Israeli, Greek Cyprus signing
Ministers of Energy for Greece, Cyprus and Israel (l. to r.) Yannis Maniatis, Yiorgos Lakkotrypis and Silvan Shalom attend the signing of a memorandum of understanding in Nicosia, Cyprus, Aug. 8, 2013. The three countries pledged to cooperate in the fields of energy and water, and welcomed joint projects in the energy sector to enhance security of the energy supply. REUTERS/Andreas Manolis

The Eastern Mediterranean Sea may heat up in the near future as Lebanon looks to award offshore oil and gas exploration licenses within what Israel argues is its exclusive economic zone, or EEZ, Israeli officials say.

Israel and Lebanon have been at odds over their maritime borders for decades, and recent discoveries off Israel’s coast in what’s called the Levant Basin could create more conflict between the wary neighbors, Israeli news service the Globes reported last week.

Levant Basin EIA
The Levant Basin has an untapped natural gas reserve of 122 trillion cubic feet. The U.S. Energy Information Agency

Recent energy finds in the region have some countries, including Cyprus, Israel and Lebanon, scrambling to develop the reserves.

Israel considers the waters where the reserves are located to be part of its economic exclusion zone, or EEZ, and in the past it has balked at awarding oil and gas exploration licenses in the area. Israel has not yet responded to Lebanon’s plans, but in the past it has vowed to use military force to protect the zone.

Acting as a mediator, the U.S. has been trying to find a solution to the dispute but to date has been unsuccessful.

In December 2012 the U.S. drafted proposed maps based on versions submitted by both Lebanon and Israel that delineate the maritime economic borders where each country can claim the right to explore for natural gas. To date, no agreements have been made. Recently, Israeli Prime Minister Benjamin Netanyahu met with President Barack Obama at the White House; reportedly, the Israeli-Lebanese maritime conflict was a key point of discussion.

The U.S. push to find a solution to the Israel-Lebanon maritime dispute is part of a broader policy aimed at bringing stability to the region.

Cyprus wants to become a regional energy hub with a proposed liquid natural gas, or LNG, export facility it wants to build, but it may face hurdles stemming from disputes over its maritime rights and its past degrees of adherance to maritime boundaries, according to a German Marshal Fund publication.
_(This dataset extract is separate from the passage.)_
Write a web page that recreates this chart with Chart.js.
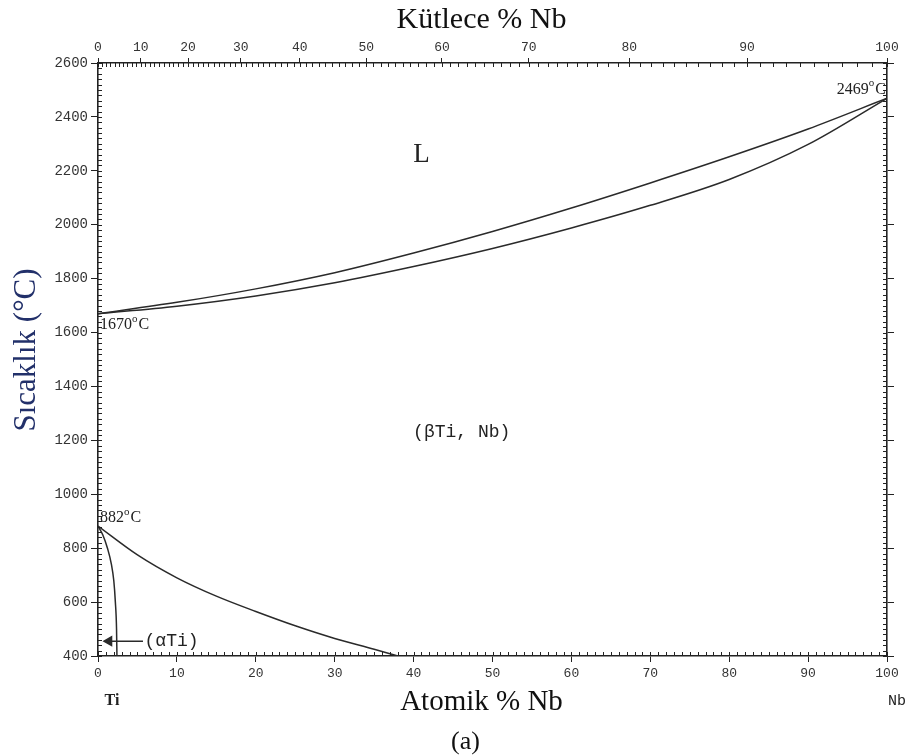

Turkey does not recognize Cyprus and the various maritime agreements it has made with Lebanon, Israel and Egypt.

Turkey does not recognize the Greek-Cypriot-controlled Republic of Cyprus and therefore says Cyprus has no EEZ rights beyond its 12-nautical-mile territorial limit, but no country other than Turkey recognizes the Turkish-Cypriot-controlled Turkish Republic of Northern Cyprus (TRNC).

Turkey-Cypriot authorities have allowed the state-owned Turkish National Oil Company to explore for offshore natural gas in at least two blocks, or areas, where there are reported natural gas deposits that Cyprus says are within its EEZ.

“The discoveries of hydrocarbons in the eastern Mediterranean are definitely now an incentive, and it could be a catalyst for peace for the region,” Yiorgos Lakkotrypis, Cyprus’ energy minister told International Business Times. “[Israel, Lebanon, Egypt and Cyprus] recognize that if you develop a stable environment where you can attract foreign direct investment ... These can be a new prospect for bringing both wealth and economic development to each of the countries, but [they] also can … create a new geopolitical map.”

Correction: An earlier version of this story included a statement about the division of Cyprus into separate Greek and Turkish entities that should have been attributed to a German Marshall Fund publication.